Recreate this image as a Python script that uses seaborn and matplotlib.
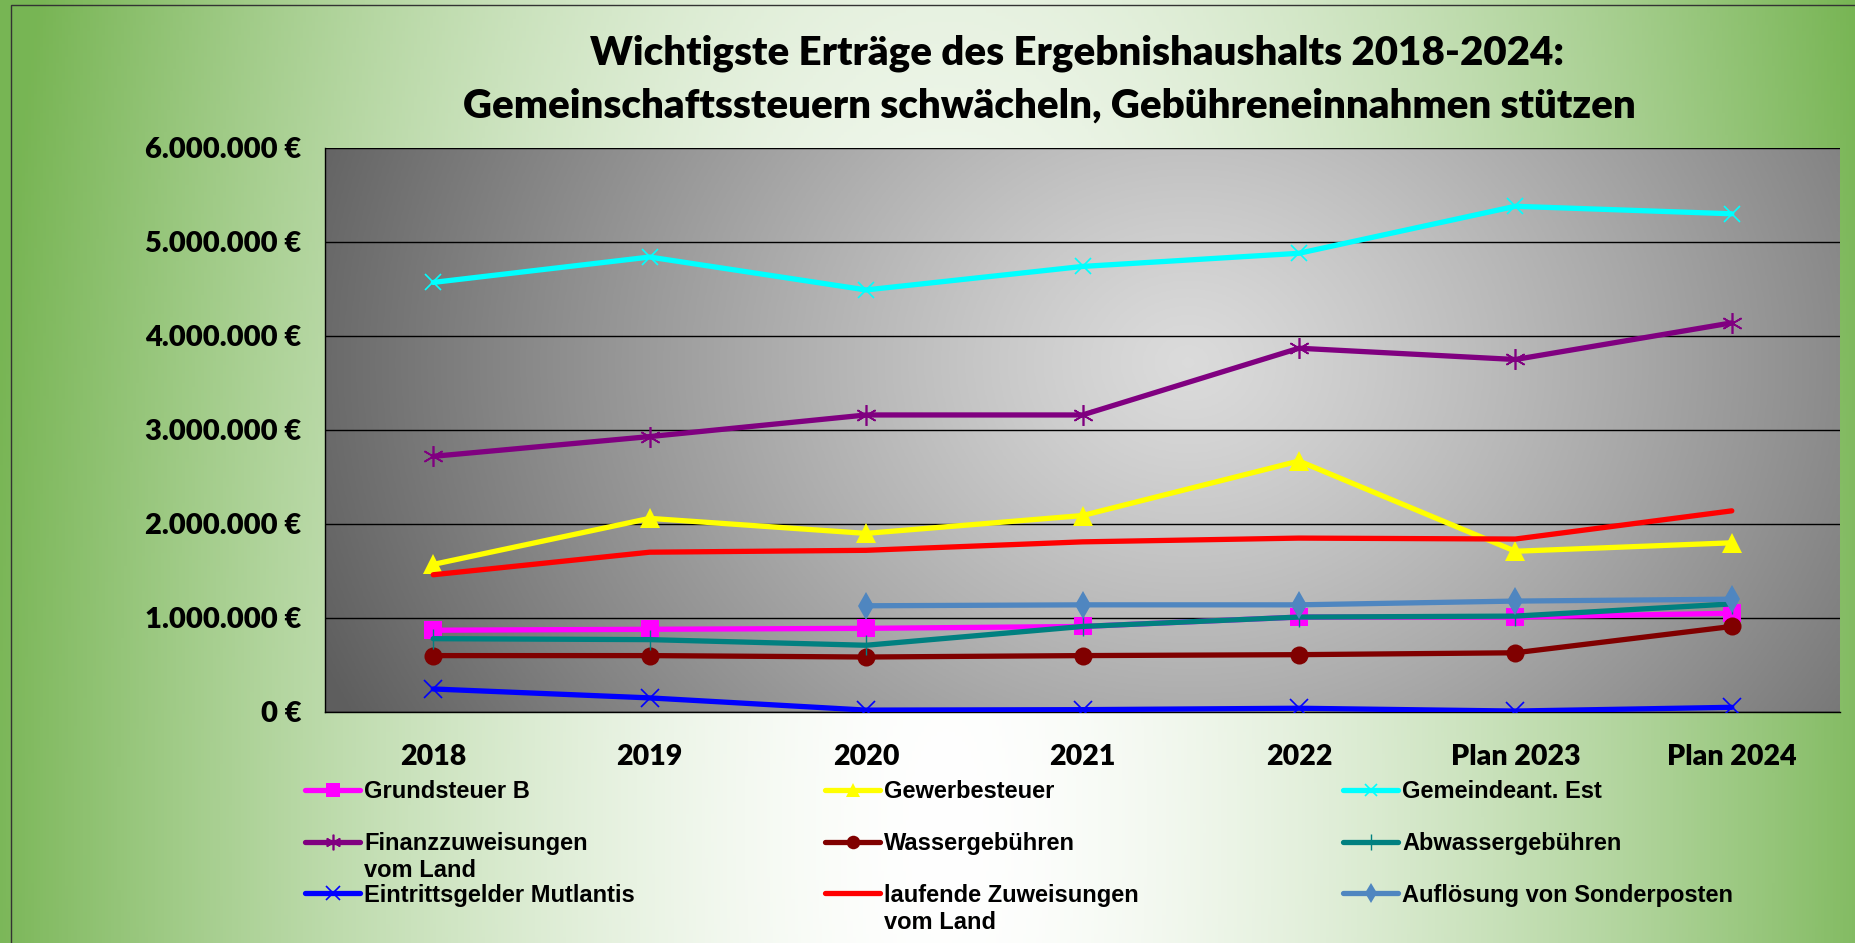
import numpy as np
import pandas as pd
import matplotlib
matplotlib.use("Agg")
import matplotlib.pyplot as plt
from matplotlib.ticker import FuncFormatter, FixedLocator
from matplotlib.patches import Rectangle
import seaborn as sns

# ---------------- data ----------------
years = ["2018", "2019", "2020", "2021", "2022", "Plan 2023", "Plan 2024"]
grundsteuer_b = [870000, 880000, 890000, 910000, 1010000, 1010000, 1050000]
gewerbesteuer = [1570000, 2060000, 1900000, 2090000, 2670000, 1710000, 1800000]
gemeindeant_est = [4570000, 4840000, 4490000, 4740000, 4880000, 5380000, 5300000]
finanzzuweisungen = [2720000, 2930000, 3160000, 3160000, 3870000, 3750000, 4140000]
wassergebuehren = [600000, 600000, 585000, 600000, 610000, 630000, 910000]
abwassergebuehren = [780000, 770000, 710000, 910000, 1010000, 1020000, 1150000]
eintrittsgelder = [245000, 150000, 20000, 25000, 40000, 10000, 50000]
laufende_zuweisungen = [1460000, 1700000, 1720000, 1810000, 1850000, 1840000, 2140000]
sonderposten = [np.nan, np.nan, 1130000, 1140000, 1140000, 1180000, 1200000]

labels = ["Grundsteuer B", "Gewerbesteuer", "Gemeindeant. Est",
          "Finanzzuweisungen", "Wassergebühren", "Abwassergebühren",
          "Eintrittsgelder Mutlantis", "laufende Zuweisungen",
          "Auflösung von Sonderposten"]
label_second_lines = {3: "vom Land", 7: "vom Land"}
series = [grundsteuer_b, gewerbesteuer, gemeindeant_est, finanzzuweisungen,
          wassergebuehren, abwassergebuehren, eintrittsgelder,
          laufende_zuweisungen, sonderposten]

title_line1 = "Wichtigste Erträge des Ergebnishaushalts 2018-2024:"
title_line2 = "Gemeinschaftssteuern schwächeln, Gebühreneinnahmen stützen"

# ---------------- styles ----------------
styles = [
    dict(color="#FF00FF", marker="s", markersize=13, mew=0),
    dict(color="#FFFF00", marker="^", markersize=14, mew=0),
    dict(color="#00FFFF", marker="x", markersize=12, mew=1.2),
    dict(color="#800080", marker=(6, 2, 0), markersize=15, mew=1.2),
    dict(color="#800000", marker="o", markersize=13, mew=0),
    dict(color="#008080", marker="|", markersize=15, mew=1.0),
    dict(color="#0000FF", marker="x", markersize=13, mew=1.2),
    dict(color="#FF0000", marker=None, markersize=0, mew=0),
    dict(color="#4F86C0", marker="d", markersize=14, mew=0),
]

sns.set_style("white")
plt.rcParams["font.family"] = ["Lato", "DejaVu Sans"]
plt.rcParams["text.color"] = "black"
plt.rcParams["xtick.color"] = "black"
plt.rcParams["ytick.color"] = "black"

W, H = 1855, 943
fig = plt.figure(figsize=(W / 100, H / 100), dpi=100)

# green radial background
bg = fig.add_axes([0, 0, 1, 1], zorder=-10)
yy, xx = np.mgrid[0:1:300j, 0:1:600j]
d = np.sqrt(((xx - 0.51) / 0.52) ** 2 + ((yy - 0.12) / 2.6) ** 2)
t = np.clip(d, 0, 1) ** 1.6
white = np.array([1.0, 1.0, 1.0])
green = np.array([0.47, 0.71, 0.33])
img = white[None, None, :] * (1 - t[..., None]) + green[None, None, :] * t[..., None]
bg.imshow(img, extent=[0, 1, 0, 1], origin="lower", aspect="auto")
bg.set_xlim(0, 1)
bg.set_ylim(0, 1)
bg.axis("off")

# main axes
ax = fig.add_axes([325 / W, 1 - 712 / H, (1840 - 325) / W, (712 - 148) / H])
ax.patch.set_visible(False)
x = np.arange(len(years))
for vals, st in zip(series, styles):
    sns.lineplot(x=x, y=vals, ax=ax, color=st["color"], marker=st["marker"],
                 markersize=st["markersize"], markeredgewidth=st["mew"],
                 markeredgecolor=st["color"], linewidth=3.8, sort=False,
                 errorbar=None, legend=False, zorder=3)

# grey gradient plot area
gy, gx = np.mgrid[0:1:200j, 0:1:400j]
gd = np.sqrt(((gx - 0.57) / 0.62) ** 2 + ((gy - 0.62) / 1.4) ** 2)
gt = np.clip(gd, 0, 1) ** 1.2
light = np.array([0.86, 0.86, 0.86])
dark = np.array([0.37, 0.37, 0.37])
gimg = light[None, None, :] * (1 - gt[..., None]) + dark[None, None, :] * gt[..., None]
ax.imshow(gimg, extent=[0, 1, 0, 1], origin="lower", aspect="auto",
          transform=ax.transAxes, zorder=0)

ax.set_xlim(-0.5, len(years) - 0.5)
ax.set_ylim(0, 6000000)
ax.set_xticks(x)
ax.set_xticklabels(years)
ax.xaxis.set_minor_locator(FixedLocator(np.arange(-0.5, len(years), 1.0)))
ax.yaxis.set_major_locator(FixedLocator(np.arange(0, 6000001, 1000000)))
ax.yaxis.set_major_formatter(FuncFormatter(
    lambda v, p: f"{int(round(v)):,}".replace(",", ".") + " €"))
ax.tick_params(axis="x", which="major", length=0, pad=23, labelsize=20.5)
ax.tick_params(axis="x", which="minor", length=9, width=1, color="black",
               direction="out")
ax.tick_params(axis="y", which="major", length=9, width=1, color="black",
               direction="out", pad=8, labelsize=21)
for lab in ax.get_xticklabels() + ax.get_yticklabels():
    lab.set_fontweight("heavy")
    lab.set_color("black")
ax.grid(axis="y", color="black", linewidth=1.0, zorder=1)
ax.set_axisbelow(False)
for s in ["top", "right"]:
    ax.spines[s].set_visible(False)
for s in ["left", "bottom"]:
    ax.spines[s].set_color("black")
    ax.spines[s].set_linewidth(1.0)
    ax.spines[s].set_zorder(2)
ax.set_xlabel("")
ax.set_ylabel("")

# title (two lines, each centred as in the original)
fig.text(1077 / W, 1 - 53 / H, title_line1, ha="center", va="center",
         color="black", fontsize=29, fontweight="heavy")
fig.text(1049 / W, 1 - 106 / H, title_line2, ha="center", va="center",
         color="black", fontsize=29, fontweight="heavy")

# legend (three columns, rows aligned)
lines = ax.get_lines()
col_idx = [[0, 3, 6], [1, 4, 7], [2, 5, 8]]
col_x = [305, 825, 1343]
legprop = dict(family="Liberation Sans", weight="bold", size=17)
legs = []
for ci, idxs in enumerate(col_idx):
    leg = fig.legend([lines[i] for i in idxs], [labels[i] for i in idxs],
                     loc="upper left", bbox_to_anchor=(col_x[ci] / W, 1 - 780 / H),
                     frameon=False, handlelength=2.35, handletextpad=0.15,
                     labelspacing=1.22, borderpad=0, borderaxespad=0,
                     prop=legprop, labelcolor="black")
    for h in leg.legend_handles:
        h.set_markersize(h.get_markersize() * 0.75)
    legs.append(leg)

fig.canvas.draw()
renderer = fig.canvas.get_renderer()
for ci, idxs in enumerate(col_idx):
    for k, i in enumerate(idxs):
        if i in label_second_lines:
            bb = legs[ci].get_texts()[k].get_window_extent(renderer)
            fig.text(bb.x0 / W, (bb.y0 - 4) / H, label_second_lines[i],
                     ha="left", va="top", color="black",
                     family="Liberation Sans", weight="bold", size=17)

# outer border
fig.add_artist(Rectangle((11 / W, -0.1), 2.0, 1.1 - 5 / H, transform=fig.transFigure,
                         fill=False, edgecolor="#333333", linewidth=1.0))

fig.savefig("out.png", dpi=100)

..............................

PROBLEM REQUIREMENTS:
Write out each line of the listing above, exactly, from its first line to the line holding "import seaborn as sns", inclusive. Skip the pictures.

THE RESPONSE:
Recreate this image as a Python script that uses seaborn and matplotlib.
import numpy as np
import pandas as pd
import matplotlib
matplotlib.use("Agg")
import matplotlib.pyplot as plt
from matplotlib.ticker import FuncFormatter, FixedLocator
from matplotlib.patches import Rectangle
import seaborn as sns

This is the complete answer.